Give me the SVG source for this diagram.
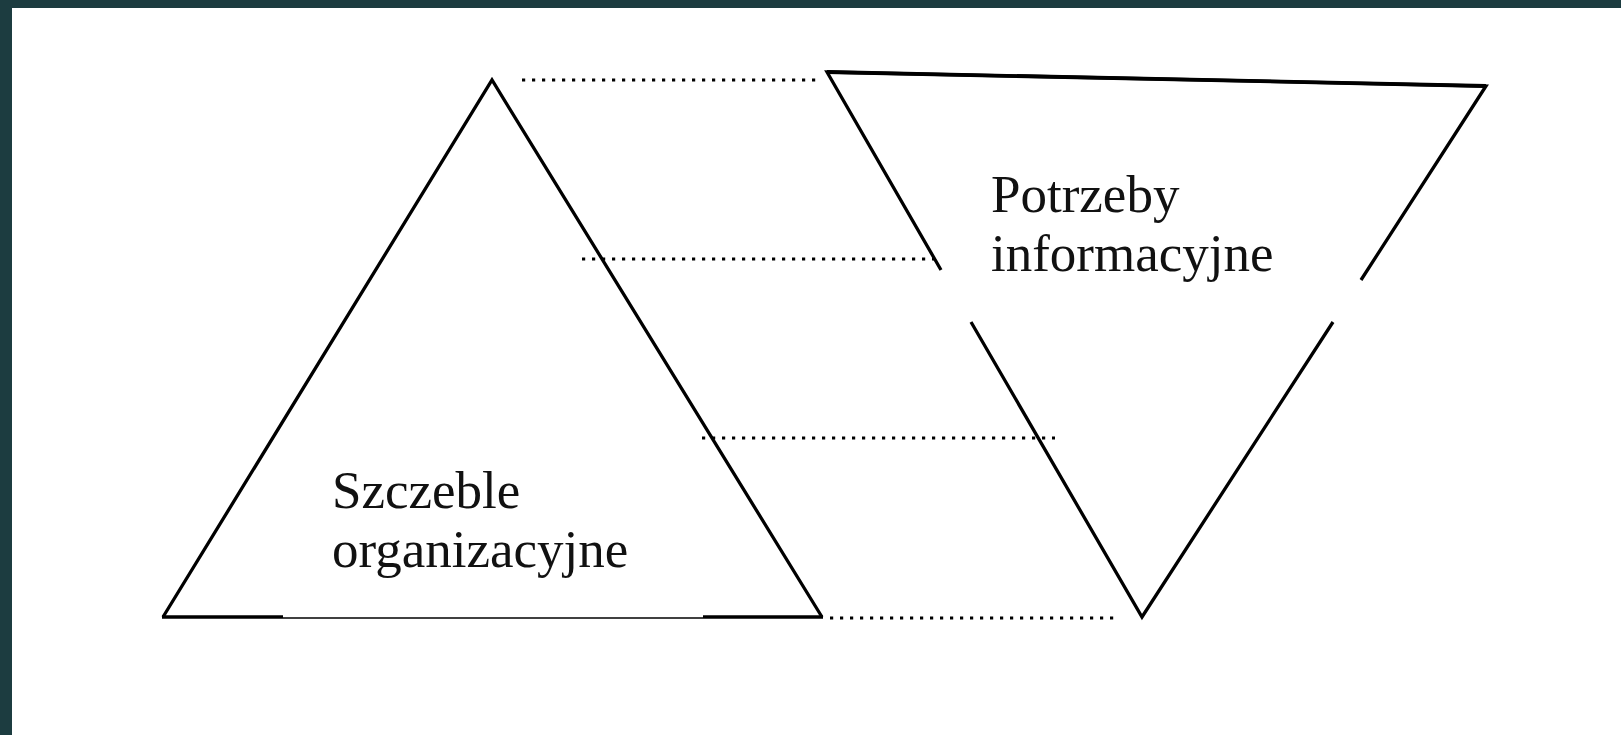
<svg xmlns="http://www.w3.org/2000/svg" width="1621" height="735" viewBox="0 0 1621 735">
<style>
.edge{fill:none;stroke:#000;stroke-width:3.3;stroke-linejoin:miter;stroke-linecap:butt}
.thin{fill:none;stroke:#000;stroke-width:1.6}
.dot{fill:none;stroke:#000;stroke-width:3.2;stroke-dasharray:3.2 6.8}
.lbl{font-family:"Liberation Serif","Times New Roman",serif;font-size:53px;fill:#111}
</style>
<rect x="0" y="0" width="1621" height="735" fill="#1c3c40"/>
<rect x="12" y="8" width="1609" height="727" fill="#fff"/>
<g id="connectors">
<line class="dot" x1="522" y1="80" x2="818" y2="80"/>
<line class="dot" x1="582" y1="259" x2="935" y2="259"/>
<line class="dot" x1="702" y1="438" x2="1055" y2="438"/>
<line class="dot" x1="830" y1="618" x2="1115" y2="618"/>
</g>
<g id="szczeble">
<polyline class="edge" points="163,617 492,80 822,617"/>
<line class="edge" x1="162" y1="617" x2="283" y2="617" style="stroke-width:3.6"/>
<line class="edge" x1="703" y1="617" x2="823" y2="617" style="stroke-width:3.6"/>
<line class="thin" x1="283" y1="618" x2="703" y2="618"/>
<text class="lbl" x="332" y="508">Szczeble</text>
<text class="lbl" x="332" y="567">organizacyjne</text>
</g>
<g id="potrzeby">
<polyline class="edge" points="941,270 827,72 1486,86 1361,280"/>
<line class="edge" x1="827" y1="72" x2="1486" y2="86" style="stroke-width:3.8"/>
<polyline class="edge" points="971,322 1142,617 1333,322"/>
<text class="lbl" x="991" y="212">Potrzeby</text>
<text class="lbl" x="991" y="271">informacyjne</text>
</g>
</svg>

=======

#### WHAT IS NEEDED
Repeat the data above exactly, but not the pictures.

#### TASK SOLUTION
Give me the SVG source for this diagram.
<svg xmlns="http://www.w3.org/2000/svg" width="1621" height="735" viewBox="0 0 1621 735">
<style>
.edge{fill:none;stroke:#000;stroke-width:3.3;stroke-linejoin:miter;stroke-linecap:butt}
.thin{fill:none;stroke:#000;stroke-width:1.6}
.dot{fill:none;stroke:#000;stroke-width:3.2;stroke-dasharray:3.2 6.8}
.lbl{font-family:"Liberation Serif","Times New Roman",serif;font-size:53px;fill:#111}
</style>
<rect x="0" y="0" width="1621" height="735" fill="#1c3c40"/>
<rect x="12" y="8" width="1609" height="727" fill="#fff"/>
<g id="connectors">
<line class="dot" x1="522" y1="80" x2="818" y2="80"/>
<line class="dot" x1="582" y1="259" x2="935" y2="259"/>
<line class="dot" x1="702" y1="438" x2="1055" y2="438"/>
<line class="dot" x1="830" y1="618" x2="1115" y2="618"/>
</g>
<g id="szczeble">
<polyline class="edge" points="163,617 492,80 822,617"/>
<line class="edge" x1="162" y1="617" x2="283" y2="617" style="stroke-width:3.6"/>
<line class="edge" x1="703" y1="617" x2="823" y2="617" style="stroke-width:3.6"/>
<line class="thin" x1="283" y1="618" x2="703" y2="618"/>
<text class="lbl" x="332" y="508">Szczeble</text>
<text class="lbl" x="332" y="567">organizacyjne</text>
</g>
<g id="potrzeby">
<polyline class="edge" points="941,270 827,72 1486,86 1361,280"/>
<line class="edge" x1="827" y1="72" x2="1486" y2="86" style="stroke-width:3.8"/>
<polyline class="edge" points="971,322 1142,617 1333,322"/>
<text class="lbl" x="991" y="212">Potrzeby</text>
<text class="lbl" x="991" y="271">informacyjne</text>
</g>
</svg>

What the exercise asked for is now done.